This topic provides answers to some frequently asked questions about Jindo DistCp.
What do I do if objects are listed at a low speed?
Problem description
When I use Jindo DistCp, objects are listed at a low speed, and the following message is returned:
Successfully list objects with prefix xxx/yyy/ in bucket xxx recursive 0 result 315 dur 100036.615031MS
In the message,
dur 100036.615031MS
indicates the time taken to list objects, in milliseconds. In normal cases, 1,000 Object Storage Service (OSS) objects can be listed within 1 second. You can determine whether the time taken to list objects in a directory is normal based on the normal speed. For example, the preceding message shows that 100 seconds are taken to list 315 objects in a directory.

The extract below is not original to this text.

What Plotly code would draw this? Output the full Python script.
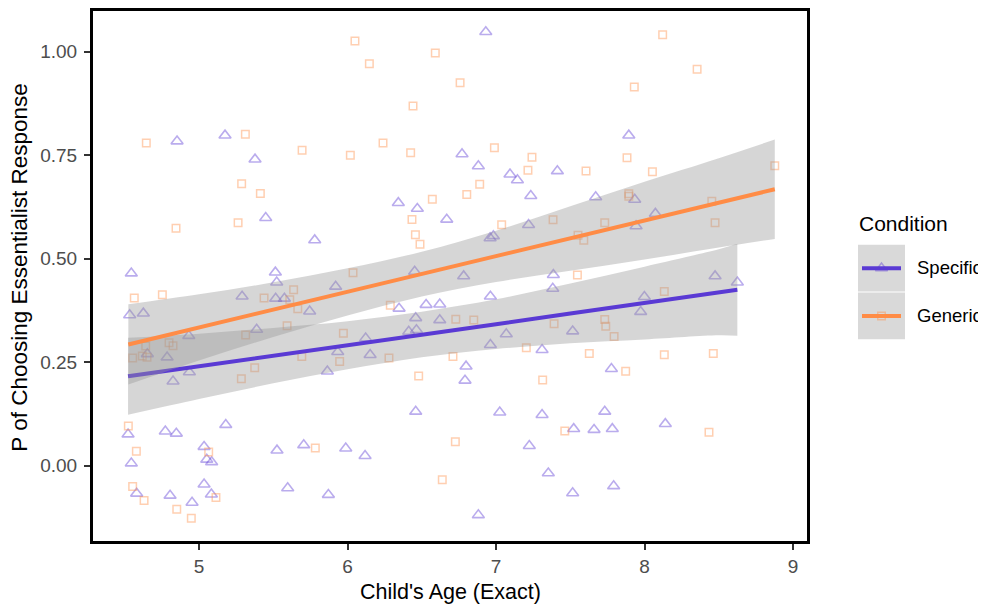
import plotly.graph_objects as go

# ---------------- data ----------------
spec_x = [4.852, 5.175, 5.377, 6.931, 6.771, 6.881, 7.094, 7.144, 7.413, 7.894,
          5.449, 5.779, 4.544, 5.514, 5.523, 5.290, 5.516, 5.575, 5.745, 4.533,
          4.625, 5.388, 4.931, 4.652, 4.785, 4.935, 5.920, 6.342, 6.470, 7.234,
          6.668, 6.960, 6.982, 7.219, 6.452, 6.782, 7.386, 7.382, 6.962, 6.347,
          6.529, 6.621, 6.459, 6.621, 6.412, 6.464, 6.122, 7.069, 7.516, 5.934,
          6.152, 6.962, 7.310, 6.798, 7.671, 7.934, 8.073, 7.943, 8.475, 8.625,
          7.999, 7.974, 7.777, 4.825, 5.864, 4.522, 4.773, 4.847, 5.180, 4.544,
          5.034, 5.052, 5.085, 5.525, 5.705, 4.580, 4.805, 4.953, 5.034, 5.083,
          5.597, 5.871, 6.791, 6.459, 7.025, 7.310, 7.523, 5.988, 6.118, 7.224,
          7.352, 6.881, 7.516, 7.732, 7.660, 7.783, 8.140, 7.792]
spec_y = [0.784, 0.798, 0.740, 1.048, 0.753, 0.724, 0.704, 0.690, 0.712, 0.798,
          0.599, 0.545, 0.465, 0.467, 0.443, 0.409, 0.404, 0.404, 0.373, 0.364,
          0.368, 0.329, 0.314, 0.270, 0.262, 0.226, 0.433, 0.635, 0.621, 0.652,
          0.595, 0.550, 0.555, 0.582, 0.469, 0.458, 0.461, 0.428, 0.409, 0.380,
          0.389, 0.390, 0.357, 0.352, 0.324, 0.328, 0.308, 0.318, 0.325, 0.275,
          0.268, 0.292, 0.280, 0.240, 0.649, 0.643, 0.609, 0.579, 0.458, 0.443,
          0.408, 0.372, 0.234, 0.204, 0.228, 0.076, 0.083, 0.078, 0.099, 0.006,
          0.046, 0.015, 0.009, 0.037, 0.050, -0.067, -0.072, -0.089, -0.045, -0.069,
          -0.054, -0.070, 0.206, 0.131, 0.129, 0.123, 0.089, 0.042, 0.024, 0.048,
          -0.018, -0.119, -0.066, 0.131, 0.087, 0.089, 0.101, -0.049]

gen_x = [4.645, 5.312, 5.694, 5.287, 5.413, 6.050, 6.591, 6.147, 6.758, 6.441,
         6.239, 6.019, 6.425, 6.989, 7.242, 7.215, 6.890, 8.122, 8.354, 7.931,
         7.882, 7.606, 8.053, 8.877, 5.263, 4.845, 4.564, 4.753, 5.637, 5.438,
         5.611, 5.665, 5.593, 5.314, 4.641, 4.798, 4.825, 4.553, 4.618, 4.650,
         5.692, 5.375, 6.571, 6.803, 6.434, 6.457, 6.488, 7.038, 7.384, 6.037,
         6.288, 6.729, 6.850, 7.391, 5.972, 6.279, 7.204, 5.947, 6.710, 7.894,
         7.894, 8.453, 7.732, 8.475, 7.552, 7.591, 7.548, 8.133, 7.732, 7.739,
         7.795, 7.628, 8.133, 8.463, 5.285, 4.524, 4.578, 5.065, 5.783, 4.553,
         4.630, 4.850, 4.948, 5.114, 6.479, 7.314, 7.463, 6.726, 6.638, 7.873,
         8.434]
gen_y = [0.780, 0.801, 0.762, 0.681, 0.658, 1.026, 0.997, 0.971, 0.925, 0.869,
         0.780, 0.750, 0.756, 0.768, 0.745, 0.714, 0.680, 1.041, 0.958, 0.915,
         0.744, 0.712, 0.710, 0.725, 0.587, 0.574, 0.405, 0.413, 0.425, 0.405,
         0.401, 0.379, 0.338, 0.316, 0.289, 0.297, 0.290, 0.260, 0.265, 0.262,
         0.264, 0.237, 0.644, 0.655, 0.595, 0.558, 0.535, 0.582, 0.594, 0.466,
         0.388, 0.354, 0.352, 0.343, 0.320, 0.260, 0.285, 0.252, 0.264, 0.657,
         0.651, 0.639, 0.587, 0.587, 0.557, 0.545, 0.461, 0.421, 0.353, 0.337,
         0.312, 0.271, 0.268, 0.271, 0.210, 0.096, 0.035, 0.033, 0.043, -0.050,
         -0.084, -0.105, -0.127, -0.077, 0.217, 0.207, 0.084, 0.058, -0.034, 0.228,
         0.081]

# fitted lines and 95% bands
spec_fit_x = [4.522, 5.0, 5.5, 6.0, 6.5, 7.0, 7.5, 8.0, 8.5, 8.625]
spec_fit = [0.216, 0.240, 0.266, 0.291, 0.317, 0.342, 0.368, 0.393, 0.419, 0.425]
spec_lo = [0.123, 0.161, 0.199, 0.233, 0.262, 0.282, 0.296, 0.305, 0.315, 0.314]
spec_hi = [0.309, 0.319, 0.333, 0.349, 0.372, 0.402, 0.440, 0.481, 0.523, 0.536]

gen_fit_x = [4.524, 5.0, 5.5, 6.0, 6.5, 7.0, 7.5, 8.0, 8.5, 8.877]
gen_fit = [0.293, 0.334, 0.377, 0.420, 0.463, 0.506, 0.549, 0.592, 0.635, 0.668]
gen_lo = [0.196, 0.254, 0.311, 0.363, 0.409, 0.444, 0.471, 0.498, 0.527, 0.548]
gen_hi = [0.390, 0.414, 0.443, 0.477, 0.517, 0.568, 0.627, 0.686, 0.743, 0.788]

x_ticks = [5, 6, 7, 8, 9]
y_ticks = [0.0, 0.25, 0.5, 0.75, 1.0]
y_tick_labels = ["0.00", "0.25", "0.50", "0.75", "1.00"]
groups = ["Specific", "Generic"]

# ---------------- styling ----------------
W, H = 986, 606
OFF = 8  # the page body adds an 8px margin; positions below are screen pixels
FONT = "Liberation Sans, Arial, Helvetica, sans-serif"
SPEC_COL = "#5a3ad4"
GEN_COL = "#ff8c46"
SPEC_PT = "rgba(90,58,212,0.42)"
GEN_PT = "rgba(255,140,70,0.42)"
BAND = "rgba(153,153,153,0.4)"

pl, pr, pt, pb = 93, 807, 8, 541  # panel edges in screen pixels


def px(x):
    return (x - OFF) / W


def py(y):
    return 1 - (y - OFF) / H


fig = go.Figure()

fig.add_trace(go.Scatter(x=spec_x, y=spec_y, mode="markers", showlegend=False,
                         marker=dict(symbol="triangle-up-open", size=10.5, color=SPEC_PT,
                                     line=dict(width=1.6, color=SPEC_PT))))
fig.add_trace(go.Scatter(x=gen_x, y=gen_y, mode="markers", showlegend=False,
                         marker=dict(symbol="square-open", size=7.5, color=GEN_PT,
                                     line=dict(width=1.5, color=GEN_PT))))


def add_smooth(xs, fit, lo, hi, col):
    fig.add_trace(go.Scatter(x=xs, y=lo, mode="lines", line=dict(width=0, shape="spline"),
                             showlegend=False, hoverinfo="skip"))
    fig.add_trace(go.Scatter(x=xs, y=hi, mode="lines", line=dict(width=0, shape="spline"),
                             fill="tonexty", fillcolor=BAND, showlegend=False, hoverinfo="skip"))
    fig.add_trace(go.Scatter(x=xs, y=fit, mode="lines", line=dict(width=4, color=col),
                             showlegend=False))


add_smooth(spec_fit_x, spec_fit, spec_lo, spec_hi, SPEC_COL)
add_smooth(gen_fit_x, gen_fit, gen_lo, gen_hi, GEN_COL)

# ---------------- manual legend ----------------
key_l, key_r = 858, 905
key_tops = [243, 291]
key_h = 47
shapes = []
for i, g in enumerate(groups):
    shapes.append(dict(type="rect", xref="paper", yref="paper", layer="below",
                       x0=px(key_l), x1=px(key_r), y0=py(key_tops[i] + key_h), y1=py(key_tops[i]),
                       fillcolor="#d9d9d9", line=dict(width=0)))

leg_cols = [SPEC_COL, GEN_COL]
leg_pts = [SPEC_PT, GEN_PT]
leg_sym = ["triangle-up-open", "square-open"]
leg_size = [10.5, 7.5]
for i, g in enumerate(groups):
    cy = key_tops[i] + key_h / 2 - OFF
    cx = (key_l + key_r) / 2 - OFF
    fig.add_trace(go.Scatter(x=[cx], y=[cy], xaxis="x2", yaxis="y2",
                             mode="markers", showlegend=False, hoverinfo="skip",
                             marker=dict(symbol=leg_sym[i], size=leg_size[i], color=leg_pts[i],
                                         line=dict(width=1.5, color=leg_pts[i]))))
    fig.add_trace(go.Scatter(x=[key_l + 4 - OFF, key_r - 4 - OFF], y=[cy, cy], xaxis="x2", yaxis="y2",
                             mode="lines", showlegend=False, hoverinfo="skip",
                             line=dict(width=4, color=leg_cols[i])))

annotations = [
    dict(text="Condition", x=px(857), y=py(222), xref="paper", yref="paper",
         xanchor="left", yanchor="middle", showarrow=False,
         font=dict(family=FONT, size=21, color="black")),
    dict(text="Specific", x=px(915), y=py(266), xref="paper", yref="paper",
         xanchor="left", yanchor="middle", showarrow=False,
         font=dict(family=FONT, size=18.5, color="black")),
    dict(text="Generic", x=px(915), y=py(314), xref="paper", yref="paper",
         xanchor="left", yanchor="middle", showarrow=False,
         font=dict(family=FONT, size=18.5, color="black")),
    dict(text="Child's Age (Exact)", x=px((pl + pr) / 2), y=py(592), xref="paper", yref="paper",
         xanchor="center", yanchor="middle", showarrow=False,
         font=dict(family=FONT, size=21.5, color="black")),
    dict(text="P of Choosing Essentialist Response", x=px(20), y=py(266),
         xref="paper", yref="paper", xanchor="center", yanchor="middle", showarrow=False,
         textangle=-90, borderpad=0, font=dict(family=FONT, size=22.5, color="black")),
]

fig.update_layout(
    width=W, height=H,
    margin=dict(l=0, r=0, t=0, b=0),
    paper_bgcolor="white", plot_bgcolor="rgba(0,0,0,0)",
    showlegend=False,
    font=dict(family=FONT),
    shapes=shapes, annotations=annotations,
    xaxis=dict(domain=[px(pl), px(pr)], range=[4.286, 9.094], tickvals=x_ticks,
               showgrid=False, zeroline=False, showline=True, mirror=True,
               linecolor="black", linewidth=3, ticks="outside", ticklen=6, tickwidth=1.5,
               tickcolor="#333333", tickfont=dict(family=FONT, size=19, color="#4d4d4d")),
    yaxis=dict(domain=[py(pb), py(pt)], range=[-0.1827, 1.0986], tickvals=y_ticks,
               ticktext=y_tick_labels, ticklabelstandoff=3,
               showgrid=False, zeroline=False, showline=True, mirror=True,
               linecolor="black", linewidth=3, ticks="outside", ticklen=6, tickwidth=1.5,
               tickcolor="#333333", tickfont=dict(family=FONT, size=19, color="#4d4d4d")),
    xaxis2=dict(domain=[0, 1], range=[0, W], visible=False, anchor="y2"),
    yaxis2=dict(domain=[0, 1], range=[H, 0], visible=False, anchor="x2"),
)

fig.write_html("out.html")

This is abnormal.Solution
Run the following command to increase the memory of your client:
export HADOOP_CLIENT_OPTS="$HADOOP_CLIENT_OPTS -Xmx4096m"
What do I do if a checksum-related error occurs?
Problem description
The following error message is reported when Jindo DistCp is used:
Failed to get checksum store.
Solution
By default, OSS-HDFS uses the checksum algorithm COMPOSITE_CRC. If the dfs.checksum.combine.mode parameter of HDFS is set to MD5MD5CRC, you need to change the value of the fs.oss.checksum.combine.mode parameter to MD5MD5CRC. Sample command:
hadoop jar jindo-distcp-${version}.jar --src /data --dest oss://destBucket/ --hadoopConf fs.oss.checksum.combine.mode=MD5MD5CRC
What do I do if an error occurs when I copy an Object Storage Service (OSS) object to OSS-HDFS?
Problem description
The following error message is returned when Jindo DistCp is used to copy an OSS object to OSS-HDFS:
Exception raised while copying data file, verify checksum failed
Solution
If the objects in OSS are not migrated from HDFS to OSS by using Jindo DistCp, you must configure the --disableChecksum parameter to disable the checksum feature. Sample command:
hadoop jar jindo-distcp-${version}.jar --src oss://ossBucket/ --dest oss://dlsBucket/ --disableChecksum
How do I check whether Jindo DistCp is successfully run?
If you do not add the --ignore
parameter when you run Jindo DistCp and an exception occurs during the copy process, the system reports an error and stops the copy operation. If you add the --ignore
parameter when you run Jindo DistCp, you can view the information about Jindo DistCp counters, such as COPY_FAILED and CHECKSUM_DIFF, to check whether data is complete. For more information, see Jindo DistCp counters in the Use Jindo DistCp topic.